# START OF DATA PROVIDED

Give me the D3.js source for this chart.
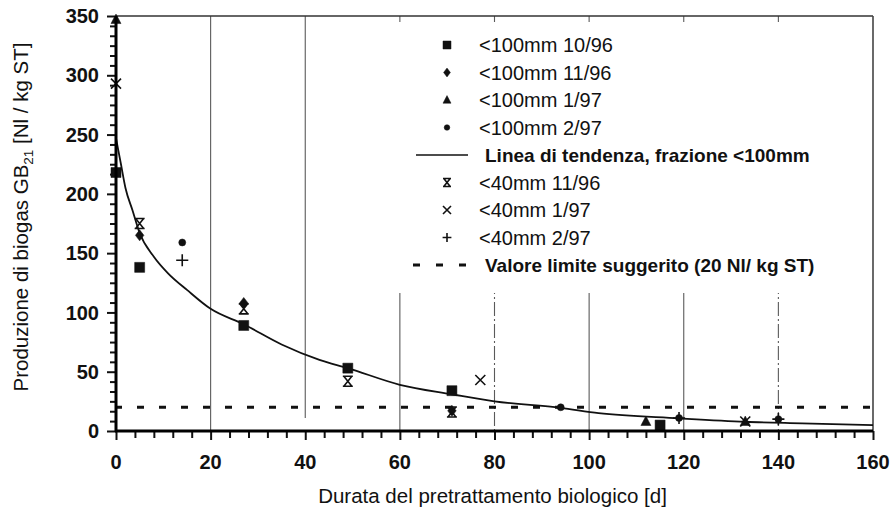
<!DOCTYPE html>
<html><head><meta charset="utf-8">
<script src="https://cdn.jsdelivr.net/npm/d3@7"></script>
<style>
body{margin:0;background:#fff}
svg{display:block}
text{font-family:"Liberation Sans",Arial,Helvetica,sans-serif;fill:#111}
</style>
</head><body>
<svg id="c" width="896" height="508"></svg>
<script>
// ---------- data ----------
const xTickValues = [0,20,40,60,80,100,120,140,160];
const yTickValues = [0,50,100,150,200,250,300,350];
const gridValues  = [20,40,60,80,100,120,140];
const limitValue  = 20;

const sq1096   = [[0,218],[5,138],[27,89],[49,53],[71,34],[115,5]];
const dia1196  = [[0,218],[5,165],[27,108],[71,17]];
const tri197   = [[0,347],[112,8],[133,8]];
const dot297   = [[14,159],[94,20],[119,11],[140,10]];
const hg1196   = [[5,175],[27,103],[49,42],[71,16]];
const x197     = [[0,293],[77,43],[133,8]];
const plus297  = [[14,144],[119,11],[140,10]];

const trendX = [0,1,2,3.5,5,8,11,15,20,27,35,43,49,60,71,80,94,102,119,133,145,160];
const trendY = [247,226,205,186,167,147,133,119,103,90,73,60,53,39,31,25,19.5,15,10.7,7.8,6.5,5];

const legendLabels = [
  "<100mm 10/96","<100mm 11/96","<100mm 1/97","<100mm 2/97",
  "Linea di tendenza, frazione <100mm",
  "<40mm 11/96","<40mm 1/97","<40mm 2/97",
  "Valore limite suggerito (20 Nl/ kg ST)"
];
const legendKinds = ["square","diamond","triangle","dot","line","hourglass","times","plus","dash"];

// ---------- layout ----------
const svg = d3.select("#c");
const L = 116, R = 873, T = 16, B = 431;
const x = d3.scaleLinear().domain([0,160]).range([L,R]);
const y = d3.scaleLinear().domain([0,350]).range([B,T]);

// vertical gridlines
svg.append("g").selectAll("line").data(gridValues).join("line")
  .attr("x1", d=>x(d)).attr("x2", d=>x(d))
  .attr("y1", T).attr("y2", d => d===40 ? B-13 : B)
  .attr("stroke", "#5a5a5a").attr("stroke-width", 1.1)
  .attr("stroke-dasharray", d => (d===80||d===140) ? "14,3,2,3" : null);

// top / right frame
svg.append("line").attr("x1",L).attr("x2",R).attr("y1",T).attr("y2",T)
  .attr("stroke","#333").attr("stroke-width",1.6);
svg.append("line").attr("x1",R).attr("x2",R).attr("y1",T).attr("y2",B)
  .attr("stroke","#444").attr("stroke-width",1.6);

// legend background (covers gridlines)
svg.append("rect").attr("x",395).attr("y",22).attr("width",R-2-395).attr("height",271)
  .attr("fill","#fff");

// limit line
svg.append("line").attr("x1",x(0)).attr("x2",x(160)).attr("y1",y(limitValue)).attr("y2",y(limitValue))
  .attr("stroke","#111").attr("stroke-width",3).attr("stroke-dasharray","7,15").attr("stroke-dashoffset",1);

// trend line
const trend = trendX.map((v,i)=>[v,trendY[i]]);
svg.append("path").datum(trend)
  .attr("d", d3.line().x(d=>x(d[0])).y(d=>y(d[1])).curve(d3.curveMonotoneX))
  .attr("fill","none").attr("stroke","#111").attr("stroke-width",1.8);

// marker shapes
function shapePath(kind, s){
  switch(kind){
    case "square": return `M${-s},${-s}H${s}V${s}H${-s}Z`;
    case "diamond": return `M0,${-s*1.1}L${s*0.85},0L0,${s*1.1}L${-s*0.85},0Z`;
    case "triangle": return `M0,${-s*1.1}L${s},${s*0.8}L${-s},${s*0.8}Z`;
    case "dot": return d3.symbol(d3.symbolCircle, Math.PI*(s*0.7)*(s*0.7))();
    case "hourglass": return `M${-s},${-s}H${s}M${-s},${s}H${s}M${-s*0.8},${-s}L${s*0.8},${s}M${s*0.8},${-s}L${-s*0.8},${s}`;
    case "times": return `M${-s},${-s}L${s},${s}M${-s},${s}L${s},${-s}`;
    case "plus": return `M${-s*1.1},0H${s*1.1}M0,${-s*1.1}V${s*1.1}`;
  }
}
const filled = {square:true,diamond:true,triangle:true,dot:true};
function drawSeries(data, kind, s){
  svg.append("g").selectAll("path").data(data).join("path")
    .attr("transform", d=>`translate(${x(d[0])},${y(d[1])})`)
    .attr("d", shapePath(kind, s))
    .attr("fill", filled[kind] ? "#111" : "none")
    .attr("stroke", "#111")
    .attr("stroke-width", filled[kind] ? 0.5 : 1.6);
}
drawSeries(sq1096, "square", 5);
drawSeries(dia1196, "diamond", 5);
drawSeries(tri197, "triangle", 5);
drawSeries(dot297, "dot", 5);
drawSeries(hg1196, "hourglass", 5);
drawSeries(x197, "times", 5);
drawSeries(plus297, "plus", 5.5);

// axes
const xAxis = d3.axisBottom(x).tickValues(d3.range(0,161,4)).tickSize(7).tickFormat("");
const gx = svg.append("g").attr("transform",`translate(0,${B})`).call(xAxis);
gx.select(".domain").remove();
gx.selectAll(".tick line").attr("stroke","#111").attr("stroke-width",2)
  .attr("y2", d => d%20===0 ? 9 : 7);
svg.append("g").selectAll("text").data(xTickValues).join("text")
  .attr("x", d=>x(d)).attr("y", B+38).attr("text-anchor","middle")
  .attr("font-size",20).attr("font-weight","bold").text(d=>d);

const yAxis = d3.axisLeft(y).tickValues(d3.range(0,43).map(i=>i*50/6)).tickSize(6).tickFormat("");
const gy = svg.append("g").attr("transform",`translate(${L},0)`).call(yAxis);
gy.select(".domain").remove();
gy.selectAll(".tick line").attr("stroke","#111").attr("stroke-width",2)
  .attr("x2", (d,i) => i%6===0 ? -9 : -6);
svg.append("g").selectAll("text").data(yTickValues).join("text")
  .attr("x", L-17).attr("y", d=>y(d)).attr("dy","0.36em").attr("text-anchor","end")
  .attr("font-size",20).attr("font-weight","bold").text(d=>d);

svg.append("line").attr("x1",L).attr("x2",L).attr("y1",T).attr("y2",B+1)
  .attr("stroke","#000").attr("stroke-width",3);
svg.append("line").attr("x1",L-1).attr("x2",R).attr("y1",B).attr("y2",B)
  .attr("stroke","#000").attr("stroke-width",3);

// axis titles
svg.append("text").attr("x", (L+R)/2 - 2).attr("y", 503).attr("text-anchor","middle")
  .attr("font-size",20.5).attr("fill","#333").text("Durata del pretrattamento biologico [d]");
const yt = svg.append("text").attr("transform","translate(28,217) rotate(-90)")
  .attr("text-anchor","middle").attr("font-size",20.5).attr("fill","#333");
yt.append("tspan").text("Produzione di biogas GB");
yt.append("tspan").attr("font-size",13.5).attr("dy",5).text("21");
yt.append("tspan").attr("dy",-5).text(" [Nl / kg ST]");

// legend
const lg = svg.append("g");
legendLabels.forEach((lab,i)=>{
  const cy = 45 + i*27.5;
  const kind = legendKinds[i];
  if(kind==="line"){
    lg.append("line").attr("x1",416).attr("x2",468).attr("y1",cy).attr("y2",cy)
      .attr("stroke","#111").attr("stroke-width",1.6);
  } else if(kind==="dash"){
    lg.append("line").attr("x1",413).attr("x2",468).attr("y1",cy).attr("y2",cy)
      .attr("stroke","#111").attr("stroke-width",3).attr("stroke-dasharray","7,16");
  } else {
    lg.append("path").attr("transform",`translate(447,${cy})`)
      .attr("d", shapePath(kind, 4))
      .attr("fill", filled[kind] ? "#111" : "none")
      .attr("stroke","#111").attr("stroke-width", filled[kind]?0.5:1.6);
  }
  const bold = (kind==="line"||kind==="dash");
  lg.append("text").attr("x", bold ? 485 : 479).attr("y", cy).attr("dy","0.36em")
    .attr("font-size", bold ? 19 : 20).attr("font-weight", bold ? "bold" : "normal")
    .text(lab);
});
</script>
</body></html>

# END OF DATA PROVIDED

• TASK REQUIREMENTS: Restate exactly, please, only the lines between the start of the data and the line containing "const y = d3.scaleLinear().domain([0,350]).range([B,T]);", both ends included, skipping the pictures.

• WRITTEN SOLUTION:
Give me the D3.js source for this chart.
<!DOCTYPE html>
<html><head><meta charset="utf-8">
<script src="https://cdn.jsdelivr.net/npm/d3@7"></script>
<style>
body{margin:0;background:#fff}
svg{display:block}
text{font-family:"Liberation Sans",Arial,Helvetica,sans-serif;fill:#111}
</style>
</head><body>
<svg id="c" width="896" height="508"></svg>
<script>
// ---------- data ----------
const xTickValues = [0,20,40,60,80,100,120,140,160];
const yTickValues = [0,50,100,150,200,250,300,350];
const gridValues  = [20,40,60,80,100,120,140];
const limitValue  = 20;

const sq1096   = [[0,218],[5,138],[27,89],[49,53],[71,34],[115,5]];
const dia1196  = [[0,218],[5,165],[27,108],[71,17]];
const tri197   = [[0,347],[112,8],[133,8]];
const dot297   = [[14,159],[94,20],[119,11],[140,10]];
const hg1196   = [[5,175],[27,103],[49,42],[71,16]];
const x197     = [[0,293],[77,43],[133,8]];
const plus297  = [[14,144],[119,11],[140,10]];

const trendX = [0,1,2,3.5,5,8,11,15,20,27,35,43,49,60,71,80,94,102,119,133,145,160];
const trendY = [247,226,205,186,167,147,133,119,103,90,73,60,53,39,31,25,19.5,15,10.7,7.8,6.5,5];

const legendLabels = [
  "<100mm 10/96","<100mm 11/96","<100mm 1/97","<100mm 2/97",
  "Linea di tendenza, frazione <100mm",
  "<40mm 11/96","<40mm 1/97","<40mm 2/97",
  "Valore limite suggerito (20 Nl/ kg ST)"
];
const legendKinds = ["square","diamond","triangle","dot","line","hourglass","times","plus","dash"];

// ---------- layout ----------
const svg = d3.select("#c");
const L = 116, R = 873, T = 16, B = 431;
const x = d3.scaleLinear().domain([0,160]).range([L,R]);
const y = d3.scaleLinear().domain([0,350]).range([B,T]);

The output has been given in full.